Epidemiologist Dr. Anthony Fauci said yesterday, “We are still in a pretty big first wave.” In other words the pandemic will continue well into 2021 and maybe further.
We Americans have demonstrated incompetence and ignorance during the pandemic. Our reactions to health professional guidance created a social environment where it will be difficult to dig out. Returning to normal seems unlikely.
At its most elemental we need to wear a mask in public, wash our hands frequently, and do testing for COVID-19 with contact tracing. Apparently we are incapable of such collective action and almost 150,000 humans have died from COVID-19, many of them unnecessarily. We can be a pathetic people.
At the same time there are brilliant moments in the pandemic. First responders, health care professionals, and regular people have functioned at a high level to address the continuing crisis. Their actions are admirable.
The governor signed a new proclamation on Friday re-establishing specific criteria for operations in the economy even though we are experiencing a surge in positive test results. One of the criteria was a release for dental clinics to do non-emergency work. My clinic cancelled my routine appointment in early March.
I’m not thrilled about venturing to Cedar Rapids to go to the dentist. The seven-day average of COVID-19 cases in Linn County is at its highest yet.
I called the clinic and they were taking appointments. They had a new online portal for completing the forms needed prior to the appointment. I went online and did what I had to do. Some of the forms were related to COVID-19. The screening questions I encountered on the TestIowa site were there and to be expected. There was a liability waiver which I summarize: The office will do our best to prevent transmission of the coronavirus but you might get it. If you do you may get horribly sick and possibly die. It’s not our fault if that happens and you can’t blame us.

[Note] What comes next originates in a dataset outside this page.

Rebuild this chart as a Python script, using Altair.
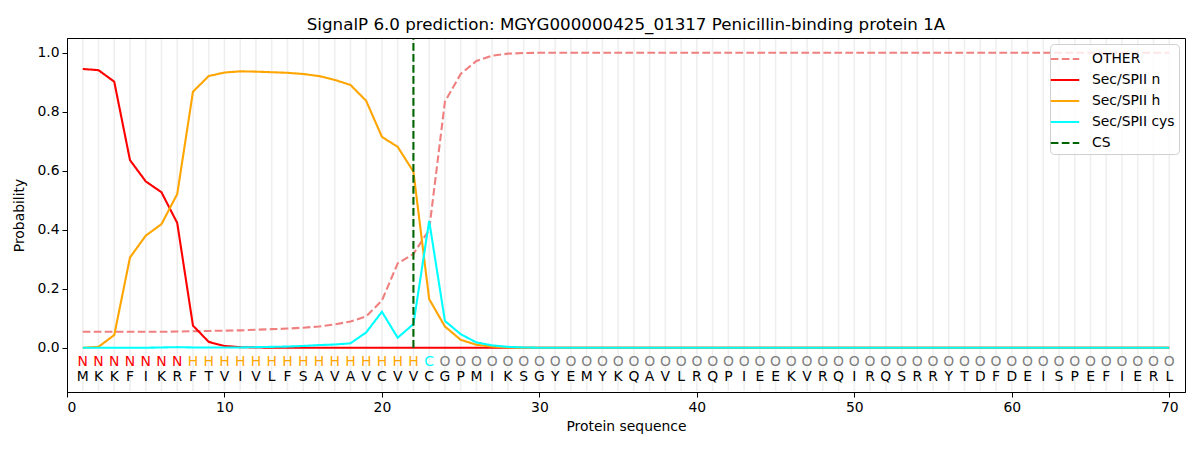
import altair as alt
import pandas as pd

positions = list(range(1, 71))
residues = list("MKKFIKRFTVIVLFSAVAVCVVCGPMIKSGYEMYKQAVLRQPIEEKVRQIRQSRRYTDFDEISPEFIERL")
regions = list("NNNNNNN" + "HHHHHHHHHHHHHHH" + "C" + "OOOOOOOOOOOOOOOOOOOOOOOOOOOOOOOOOOOOOOOOOOOOOOO")

other = [0.054, 0.054, 0.054, 0.054, 0.054, 0.054, 0.055, 0.056, 0.057, 0.058,
         0.059, 0.061, 0.063, 0.065, 0.068, 0.072, 0.079, 0.089, 0.106, 0.160,
         0.286, 0.318, 0.400, 0.834, 0.928, 0.972, 0.990, 0.997, 0.999, 1.000,
         1.000, 1.000, 1.000, 1.000, 1.000, 1.000, 1.000, 1.000, 1.000, 1.000,
         1.000, 1.000, 1.000, 1.000, 1.000, 1.000, 1.000, 1.000, 1.000, 1.000,
         1.000, 1.000, 1.000, 1.000, 1.000, 1.000, 1.000, 1.000, 1.000, 1.000,
         1.000, 1.000, 1.000, 1.000, 1.000, 1.000, 1.000, 1.000, 1.000, 1.000]
sec_n = [0.945, 0.941, 0.902, 0.636, 0.564, 0.527, 0.423, 0.075, 0.020, 0.006,
         0.002, 0.001, 0.0, 0.0, 0.0, 0.0, 0.0, 0.0, 0.0, 0.0,
         0.0, 0.0, 0.0, 0.0, 0.0, 0.0, 0.0, 0.0, 0.0, 0.0,
         0.0, 0.0, 0.0, 0.0, 0.0, 0.0, 0.0, 0.0, 0.0, 0.0,
         0.0, 0.0, 0.0, 0.0, 0.0, 0.0, 0.0, 0.0, 0.0, 0.0,
         0.0, 0.0, 0.0, 0.0, 0.0, 0.0, 0.0, 0.0, 0.0, 0.0,
         0.0, 0.0, 0.0, 0.0, 0.0, 0.0, 0.0, 0.0, 0.0, 0.0]
sec_h = [0.0, 0.003, 0.043, 0.306, 0.380, 0.419, 0.521, 0.868, 0.921, 0.933,
         0.937, 0.936, 0.934, 0.932, 0.928, 0.921, 0.908, 0.891, 0.837, 0.715,
         0.681, 0.597, 0.165, 0.072, 0.027, 0.010, 0.004, 0.001, 0.0, 0.0,
         0.0, 0.0, 0.0, 0.0, 0.0, 0.0, 0.0, 0.0, 0.0, 0.0,
         0.0, 0.0, 0.0, 0.0, 0.0, 0.0, 0.0, 0.0, 0.0, 0.0,
         0.0, 0.0, 0.0, 0.0, 0.0, 0.0, 0.0, 0.0, 0.0, 0.0,
         0.0, 0.0, 0.0, 0.0, 0.0, 0.0, 0.0, 0.0, 0.0, 0.0]
sec_cys = [0.0, 0.0, 0.0, 0.0, 0.0, 0.001, 0.002, 0.001, 0.001, 0.001,
           0.001, 0.002, 0.003, 0.004, 0.006, 0.009, 0.011, 0.015, 0.052, 0.122,
           0.034, 0.080, 0.430, 0.091, 0.046, 0.018, 0.008, 0.003, 0.001, 0.0,
           0.0, 0.0, 0.0, 0.0, 0.0, 0.0, 0.0, 0.0, 0.0, 0.0,
           0.0, 0.0, 0.0, 0.0, 0.0, 0.0, 0.0, 0.0, 0.0, 0.0,
           0.0, 0.0, 0.0, 0.0, 0.0, 0.0, 0.0, 0.0, 0.0, 0.0,
           0.0, 0.0, 0.0, 0.0, 0.0, 0.0, 0.0, 0.0, 0.0, 0.0]
cs_position = [22]

series_names = ["OTHER", "Sec/SPII n", "Sec/SPII h", "Sec/SPII cys", "CS"]
series_colors = ["#f08080", "#ff0000", "#ffa500", "#00ffff", "#006400"]
series_dashes = [[7.7, 3.3], [1, 0], [1, 0], [1, 0], [7.7, 3.3]]
region_colors = {"N": "#ff0000", "H": "#ffa500", "C": "#00ffff", "O": "#808080"}
x_ticks = [0, 10, 20, 30, 40, 50, 60, 70]
y_ticks = [0.0, 0.2, 0.4, 0.6, 0.8, 1.0]

W, H = 1118, 354
FONT = "DejaVu Sans"

rows = []
for name, vals in zip(series_names[:4], [other, sec_n, sec_h, sec_cys]):
    for p, v in zip(positions, vals):
        rows.append({"pos": p, "prob": v, "series": name})
lines_df = pd.DataFrame(rows)
seq_df = pd.DataFrame({"pos": positions, "residue": residues, "region": regions})
cs_df = pd.DataFrame({"pos": cs_position, "series": ["CS"]})

xscale = alt.Scale(domain=[0, 71], nice=False, zero=False)
yscale = alt.Scale(domain=[-0.15, 1.05], nice=False, zero=False)

color = alt.Color("series:N", scale=alt.Scale(domain=series_names, range=series_colors),
                  title=None)
dash = alt.StrokeDash("series:N", scale=alt.Scale(domain=series_names, range=series_dashes),
                      title=None)

grid = alt.Chart(seq_df).mark_rule(color="#efefef", strokeWidth=1.6).encode(
    x=alt.X("pos:Q", scale=xscale,
            axis=alt.Axis(values=x_ticks, title="Protein sequence", grid=False,
                          format="d")),
    y=alt.value(1), y2=alt.value(H - 1),
)

lines = alt.Chart(lines_df).mark_line(strokeWidth=2.1).encode(
    x=alt.X("pos:Q", scale=xscale),
    y=alt.Y("prob:Q", scale=yscale,
            axis=alt.Axis(values=y_ticks, format=".1f", title="Probability", grid=False)),
    color=color,
    strokeDash=dash,
)

cs_rule = alt.Chart(cs_df).mark_rule(strokeWidth=2.1).encode(
    x=alt.X("pos:Q", scale=xscale),
    y=alt.datum(0), y2=alt.value(1),
    color=color,
    strokeDash=dash,
)

region_layers = []
for reg, col in region_colors.items():
    region_layers.append(
        alt.Chart(seq_df).transform_filter(alt.datum.region == reg)
        .mark_text(fontSize=13.9, color=col, baseline="middle", font=FONT)
        .encode(x=alt.X("pos:Q", scale=xscale), y=alt.datum(-0.047), text="region:N")
    )

residue_text = alt.Chart(seq_df).mark_text(
    fontSize=13.9, color="black", baseline="middle", font=FONT
).encode(x=alt.X("pos:Q", scale=xscale), y=alt.datum(-0.1), text="residue:N")

chart = alt.layer(grid, lines, cs_rule, *region_layers, residue_text).properties(
    width=W, height=H,
    title=alt.TitleParams(
        "SignalP 6.0 prediction: MGYG000000425_01317 Penicillin-binding protein 1A",
        fontSize=16.7, fontWeight="normal", font=FONT, offset=4, color="black"),
    autosize=alt.AutoSizeParams(type="none"),
    padding={"left": 59, "top": 30, "right": 7, "bottom": 50},
).configure_view(stroke="black", strokeWidth=1).configure_axis(
    labelFont=FONT, titleFont=FONT, labelFontSize=13.9, titleFontSize=13.9,
    titleFontWeight="normal", labelColor="black", titleColor="black",
    domainColor="black", tickColor="black", tickSize=5, labelPadding=3,
).configure_axisY(titlePadding=10).configure_axisX(titlePadding=6).configure_legend(
    orient="top-right", offset=6, fillColor="rgba(255,255,255,0.8)", strokeColor="#d0d0d0",
    cornerRadius=4, padding=4, labelFont=FONT, labelFontSize=13.9, labelColor="black",
    symbolType="M-1.5,0H1.5", symbolSize=361, symbolStrokeWidth=2.1, labelOffset=16,
    rowPadding=3,
)

chart.save("out.html", embed_options={"renderer": "svg", "actions": False})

This has been my dentist since they moved to Cedar Rapids after my former dentist retired. They are doing their best in the coronavirus pandemic. They worked hard to prevent disease transmission before the pandemic as a regular part of their practice. I’m going in. I don’t believe I’m at risk or I wouldn’t.
All the same it begs the question of how we re-start our lives after quarantine. Dental care is not life or death in my case. I don’t have insurance to pay for it so I write a check. Like my dental office, I’m doing the best I can to deal with change caused by the pandemic.
We have to go on with our lives so I’m keeping the appointment.